In 1920, the Congress first endorsed the idea of linguistic states. The first linguistic states to be formed were Orissa and Sindh in 1936. After Independence when the demand for a separate Telugu State was voiced, in 1948 the Linguistic Provinces Commission was appointed. The Committee, in paragraph 125 of its Report said “Linguistic homogeneity in the formation of new provinces, is certainly attainable within certain limits, but only at the cost of creating a fresh minority problem. And nowhere will it be possible to form a linguistic province of more than 70 to 80 percent of the people speaking the same language, than leaving in each province a minority of at least 20% of people speaking other languages”. This aspect of the Commission’s views was not sufficiently deliberated. The various language movements taking place now are result of such negligence.

Andhra was carved out in October 1953. Mounting pressure for creation of other States resulted in the formation of the States Re-organisation Commission in December 1953, which submitted its report in October 1955. This Report was neither binding nor ever fully implemented. But its impact was felt in the Seventh Amendment of the Indian Constitution, where language was a major consideration if not the sole consideration in re-ordering the political boundaries of states.

The establishment of the Naga Hills-Tuensang area in 1957 was departure from the linguistic principles and a concession to the ethnic movement. This area achieved statehood in 1963 and was known as Nagaland. The partitioning of Bombay into Maharashtra and Gujarat was the second landmark. It was natural that the Government acceded to Punjabi Suba. The partition of Punjab in 1966 and creation of Himachal Pradesh was a natural sequel to this. Most political changes after this have taken place in the North-East. Meghalaya was instituted in 1970 and attained full status in 1972. At the same time Union Territories of Arunachal Pradesh and Mizoram were instituted and Manipur and Tripura, Union Territories since 1956 became States. Sikkim became an Indian state in 1975.

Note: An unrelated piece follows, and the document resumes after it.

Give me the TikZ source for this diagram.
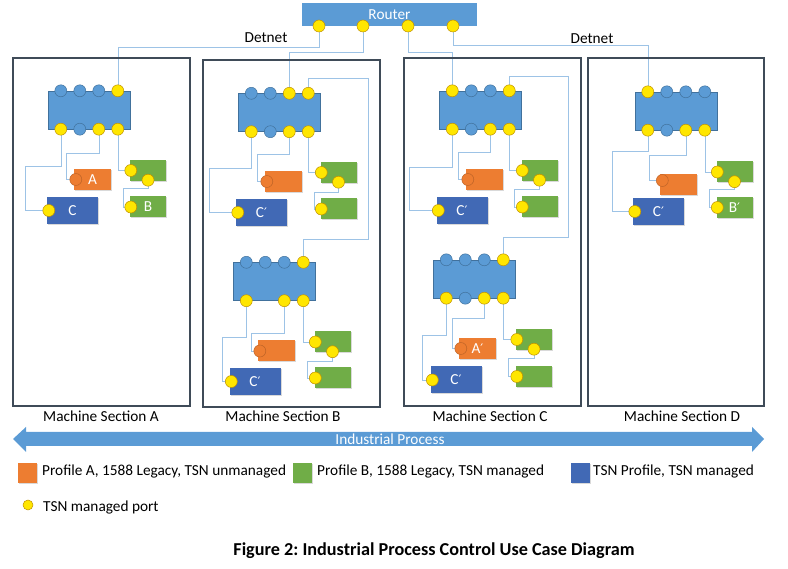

It is true that besides linguistic factors, factors like ethnic and religious composition, geographical factors including distance from the capital and economic and social backwardness of regions played a part in carving out States. Whatever may have been the consideration, the fact remains that according to one estimate by the 1971 Census there were 96 million persons who are linguistic minorities which leaves scope for further political re-organisation. This estimate is most conservative. It is important to know that areas and groups taken for granted as one because of a single language label obtained through Census are not communicationally homogeneous. If this is taken into consideration, then on the basis of the emerging patterns one could call the whole country a country of minorities, Bengali and Telugu constituting the largest minorities are about 8% each of the total population of the country. In this context linguistic rights of peoples are bound to play a significant role in the debate on development and on preservation of culture. The founding fathers of the Indian Constitution did anticipate some of these problems and tried to incorporate provisions relating to language use. A compilation of these and a look at the totality of provisions is expected not only to highlight the underlying assumptions, but also to bring out their inadequacies and act as a pointer towards further possibilities of change.